As the gateway to South America and the continent's only country with port access to both the Atlantic and Pacific oceans, Colombia seemed a logical hemispheric bridge from the moment it became Latin America's first democracy in 1819. But it served instead as a showcase of the region's dysfunction. Chronic Liberal-vs.-Conservative fighting morphed into the current conflict — which in the 1990s, with the FARC dominating much of southern Colombia, threatened national partition. Meanwhile, drug lords like Medellín cartel boss Pablo Escobar (killed in 1993) terrorized cities and assassinated politicos. "At that point," says Shifter, "the country itself was on the line."

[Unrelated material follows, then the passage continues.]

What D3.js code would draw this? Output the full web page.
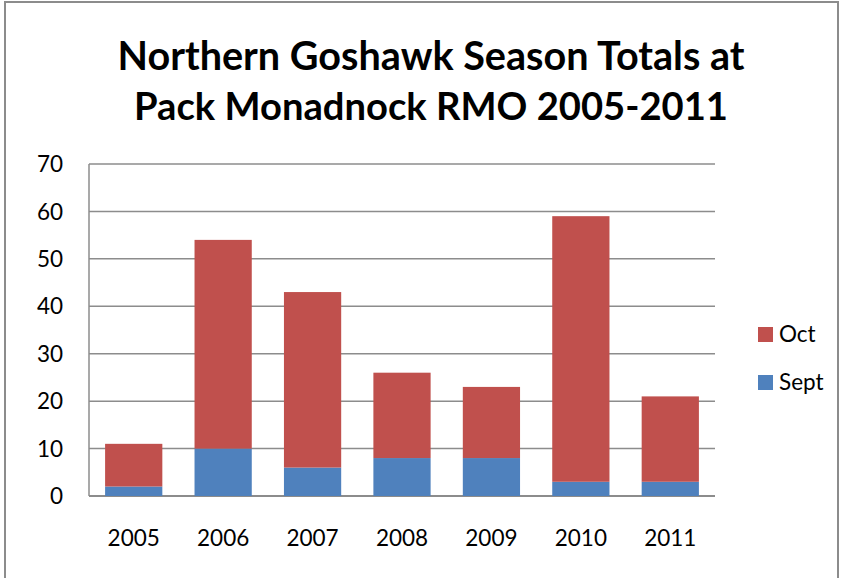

In 1999, Bogotá invited an alarmed U.S. to step in with Plan Colombia, a $5 billion aid project to strengthen Colombia's feeble military. Santos acknowledges it as "probably the most successful bipartisan foreign policy initiative in the recent history of the U.S." But a game changer was the 2002 election of Uribe, the prickly, hard-nosed former governor of the northern Antioquia department whose rancher father had been killed by the FARC. Uribe dealt the guerrillas one body blow after another, especially after handing the defense post to Santos — who, "modesty aside," calls himself "the most successful Defense Minister this country has had in its last 50 years." He upgraded intelligence and ordered strikes that either killed or captured just about every top FARC commander — and in 2008 tricked the rebels into freeing 15 high-profile hostages, including three U.S. defense contractors and former Colombian presidential candidate Ingrid Betancourt.

Resisting Reforms
With Uribe limited to two terms, his obvious successor was Santos, who won the 2010 election in a landslide. He was, it seems, born to Casa de Nariño. A scion of one of Colombia's most prominent clans — his great-uncle was President from 1938 to '42 and his family owned the country's top newspaper, El Tiempo, until 2007 — Santos groomed himself from an early age for statesmanship. (Literally: friends say as a younger man, he shaved his beard upon realizing that few world leaders wore them anymore.) As a student at the London School of Economics, he was a voracious reader of political biographies like Winston Churchill's.

But because Santos' successes were so tied to Uribe's presidency, there was a mistaken impression inside and outside Colombia that he was as conservative as his old boss. Santos insists he was always a moderate; in 1999 he'd written a book with the help of then British Prime Minister Tony Blair titled The Third Way. Much of Santos' presidency is bent on showing the Latin American right that it can reconcile capitalism and socialism to the same fruitful effect that Lula and much of the Latin left have done. "This," Santos tells TIME, "is the best approach for Latin America," where "third way" countries like Brazil and Chile are escaping third-world status.